The fire begins to move along the embankment like a thief.
It catches a bedroll, a backpack, a pile of trash, a bent and blackened spoon; it burns through a baggie, melts and twists a syringe.
The chemical stink from the junk wakes someone up. They stir, jolt upright, look around. They scramble to their feet, wake their children, call out to companions and friends.
Chaos, smoke, the stench of singe. A dog starts barking, a child begins to wail.
Down at the station, three firefighters are drinking coffee at the kitchen table while the rest of the crew catches some sleep. Dispatch crackles over the speaker: fire at the encampment off I-35.
The crew is in the rig and screaming down the north-south corridor through town and someone's saying Fuck, again? because they knew before they left what they'd find.

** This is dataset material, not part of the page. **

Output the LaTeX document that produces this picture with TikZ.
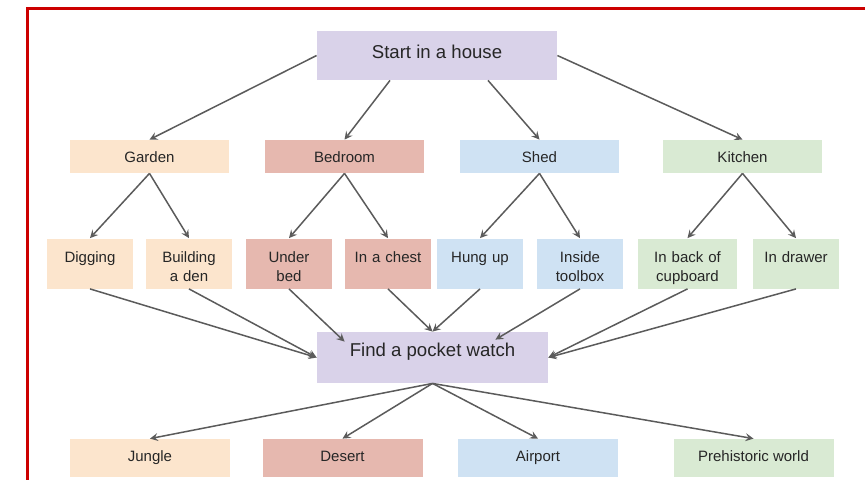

But wait; not yet. The crew hasn't even arrived. Don't look away.
Stop looking away.
Focus your eyes in the dark. Look closer at the lumpen shapes of bodies in makeshift shelters and tents, the faces of children and elders and people who have a couple hours at most to close their eyes before someone rousts them and tells them to move along.
The man needed to make something to eat for his kids, and he built a small fire to make it, and he only leaned back for a minute, and the kids went to bed with full bellies, and he just needed to rest.
Scan the dark. Look north, toward the city, and south, toward the road out of town.
See it? That flare, there.
Someone is building a fire.
Also, this essay is brilliant. Breathtaking.
Holy shit, Marya.
I have multiple branches of extended family out there. One was impacted by the Eaton fire—their home in Altadena was one of the only ones left standing because they stayed against evacuation orders. The other was as close as 15 minutes from the Palisades fire and she was waiting to see which way it would travel, ready to evacuate her apartment.
They described it as hellish and apocalyptic. I agree from the video footage they shared with us. The thing I've been thinking is it is not wrong or selfish for people out there, in it, to be thinking first about themselves and their neighbors, the people they know and share their lives with, in one aspect or another. That is common. That is community. There has to be something beyond one's dispensation towards "community" though, to see—REALLY SEE—the people _you_ see, the ones who deserve the same kind of care and concern as the ones who lost their homes and cars and lives but aren't even visible to most of the rest of us. This is why I follow you. One needs only to open their phone browser to see the images of these conflagrations. One needs to read what you are saying from the ground to remember that we are humans. I hope you have found a way to safety. And I hope you recover from your shock of events. My thoughts are with you. ❤️
I like how you casually snuck in that you're going to be getting another dog. Slick.